Just to be clear, Curve Advisor is a Eurodollar newsletter and not crude. I get the free - several weeks delayed version - and do not pay the subscription. It's interesting to see how he thinks about the eurodollar curve but to be honest it hasn't given me any new ideas for crude. There's just to much 'interest rate speak' in there that i do not understand for it to be really valuable. I do dabble in Eurodollars, and have been mildly successful (up last year, and this year), mostly looking for mean reversion of double flys. In reality though I'm not sure it's worth the effort (small profits for commission heavy multi leg trades), or whether it's just all newbee luck! If it wasn't for the fact that I'm sat here all day watching screens I wouldn't be doing it.

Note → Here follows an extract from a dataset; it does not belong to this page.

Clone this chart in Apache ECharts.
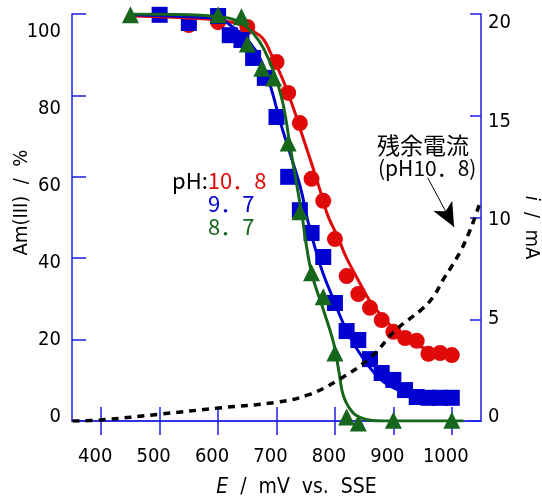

Thanks. That's awesome to know. Working in the energy industry it's interesting for me to know what moves the prices of the products we move and store.
In my reading through this tread I see that the smart trades seem some type spread or combination of spreads. One of my stead fast rules(after losing tons of money, a lot of it on a gas crack) is to never enter a trade without a stop in place. Is it possible to do this with a spread given that there are at least to moving parts?
Trading: Primarily Energy but also a little Equities, Fixed Income, Metals and Crypto.
Frequency: Many times daily
Duration: Never
Posts: 5,057 since Dec 2013
Thanks Given: 4,409
Thanks Received: 10,225
There are exchange listed spreads for most time spreads but there are also now exchange listed spreads for most of the cracks against both WTI & Brent, and of course for WTI-Brent itself. So if you have access to these spreads it's technically possible to enter stop orders. The problem is some of these spreads have little liquidity. For example 9:04 Central 21-Jun the HOCL-X8 (Nov18 Heating Oil Crack) spread is 24.19/24.24 vs a settlement of 24.77 with NO trades. Hence if you had a 24.50 stop it wouldn't have triggered yet, even though the market is 30c through it!
Ouch. I think what I may do is place the stop on one leg where the setup is and force myself to exit the other side if its hit. This will require me to sit at this computer(As if I don't do that already). But mental stops have never been my strength. Someone else told me it might be possible to place a conditional order to exit the other side if the first side is hit but that would be dependent on the broker and platform. The idea of using options was also a possibility.
I like the idea of trading spreads but as with all trading tools they have to be used correctly. Now to find out what CORRECTLY is. Thanks SMCJB.
I have a question on this blazing hot Texas afternoon. I want to look at trading crude oil spreads due to liquidity and as @SMCJB pointed out the notional values of the contracts are the same so it wouldn't be unbalanced. My question is I'm undertaking the process of learning to code. The reason is data analysis to start. If you could only choose to learn one language for this( at 42 I'm not the youngest guy) which one would it be? I'm considering R or Python. I know a little C#. Thank you for the input and advice.